Le Qatar arrivera-t-il à contenir le déficit 2016 à 13 milliards ? Les responsables politiques du Qatar sont fortement engagés dans l’évolution économique du pays mais incapables de dépasser certaines « prises de risques » inhérentes au développement du secteur privé.
Remise en question tous azimuts
Le Qatar vient pour la deuxième fois cette année de saisir le marché financier obligataire pour un prêt de 5 milliards de dollars, soit 10 milliards depuis janvier 2016. On se rappelle que le Qatar a annoncé un déficit annuel de 13 milliards de dollars. Il n’y a pas si longtemps le Qatar prêtait, aujourd’hui il emprunte. Rien que pour l’année 2016 le taux d’endettement devrait passer de 32 à 44 % du PIB.
Cela a des conséquences sur les projets en cours ou sur le renouvellement de contrats. C’est ainsi qu’une société comme Maersk qui exploite le champ d’Al Shaheen depuis 1992, un tiers du pétrole qatarien, avec un contrat la liant à Qatar Petroleum (QP) expirant l’année prochaine, se retrouve à subir un appel d’offres aux conditions drastiques qui risquent de l’éliminer du jeu économique qatarien.

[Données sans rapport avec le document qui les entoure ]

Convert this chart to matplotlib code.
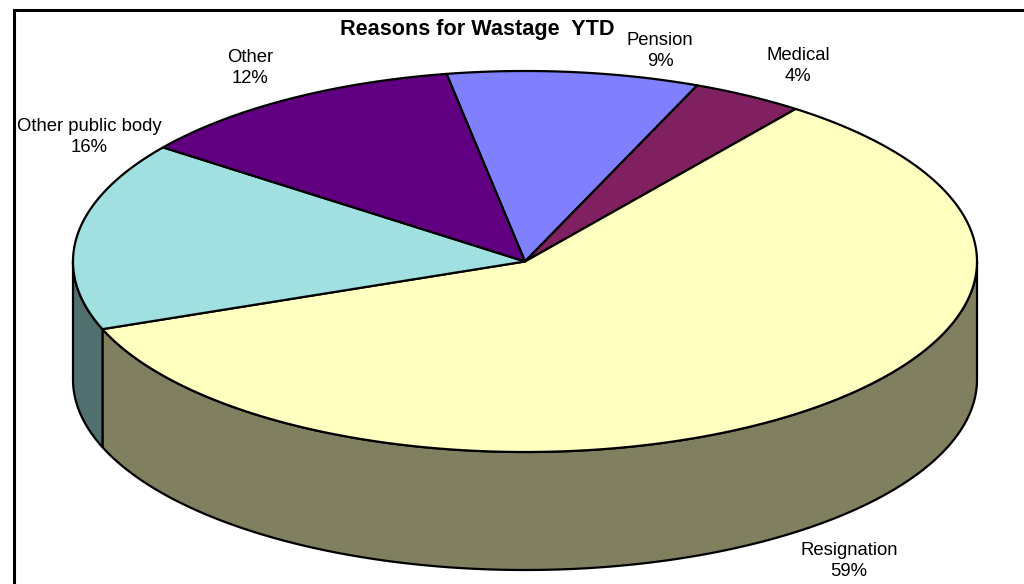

Qatar Rail de son côté vient de rompre le contrat avec le coréen du sud Samsung C & T et l’espagnol Obrascon Huarte Lain ( OHL) sur une partie du métro de Doha pour les remplacer par Consolidated Contractors (CCC) pour des raisons de délais mais aussi pour faire baisser le prix des travaux. Il est probable que le Qatar engage une procédure judiciaire pour faire valoir ses droits, c’est-à-dire ne pas payer le prix demandé.
De nombreux secteurs économiques du Qatar restructurent comme nous l’avons indiqué récemment en matière de téléphonie par exemple. La remise en question tous azimuts suffira-t-elle à contenir le déficit annoncé ?
Un mauvais coup supplémentaire vient d’être porté au Qatar par l’Inde avec la baisse des prix du gaz de près de 60 % avec effet rétroactif à janvier 2016. Comment vont réagir les autres importateurs de gaz qatarien ? A moins qu’ils n’attendent un peu, car le nouvel accord trouvé entre l’Inde et le Qatar comporte un danger sérieux. En effet ce n’est plus sur un lissage des 5 dernières années que le prix du gaz est calculé mais sur les trois derniers mois. Cela peut avoir un inconvénient grave en cas de hausse brutale du prix du pétrole, les prix du gaz augmenteraient aussi impitoyablement.
Doha perd de son éclat
La dépendance aux hydrocarbures et le peu de réussite des investissements de Qatar Investment Authority obligent le Qatar à s’endetter pour assurer son fonctionnement et ses projets. Profitant d’une bonne notation, l’agence de notation Fitch lui octroie un AA stable, le Qatar s’endette au lieu de puiser dans son fonds souverain QIA qui essaie de diversifier ses placements en particulier en Asie et USA. Cet endettement doit impérativement être maitrisé car il peut peser sur la notation de Qatar par les Agences et rendre le coût du crédit à terme bien plus douloureux.
Le Qatar espère un retournement du marché du prix du pétrole, les incendies canadiens dans la province d’Alberta pourraient y contribuer momentanément. Mais la conjoncture internationale n’est pas dans sa meilleure forme pour l’instant et les stocks de pétrole restent hauts.
On comprend donc que l’état qatarien force un peu l’histoire pour essayer de maîtriser ses coûts de fonctionnement. Les mauvaises habitudes du passé, où on dépensait sans compter, ont du mal à disparaitre, mais plus grave encore, la population, hors les responsables politiques du pays, a du mal à accepter la situation et s’engager dans une évolution plus rapide du secteur privé. Au moment où les jurys félicitent les étudiants qui terminent leurs études ou les bons résultats, force est de constater qu’en matière de motivation de la jeunesse qatarienne la méthode employée n’est pas la bonne. Le ministre des finances qatarien à beau déclarer que les lois ont évolué pour encourager l’installation dans le secteur privé, le résultat est là, il n’est pas crédible. Pour un jeune qatarien prendre le risque de créer une entreprise dans le privé peut le conduire en cas d’échec encore et toujours en prison. Tant que cette loi existera, bloquant ainsi les prises de risques, il ne peut y avoir un élan de la jeunesse qatarienne pour le secteur privé.
Les responsables politiques du Qatar sont fortement engagés dans l’évolution économique du pays mais incapables de dépasser certaines « prises de risques » inhérentes au développement du secteur privé. Ils demeurent prisonniers de leur « tradition ».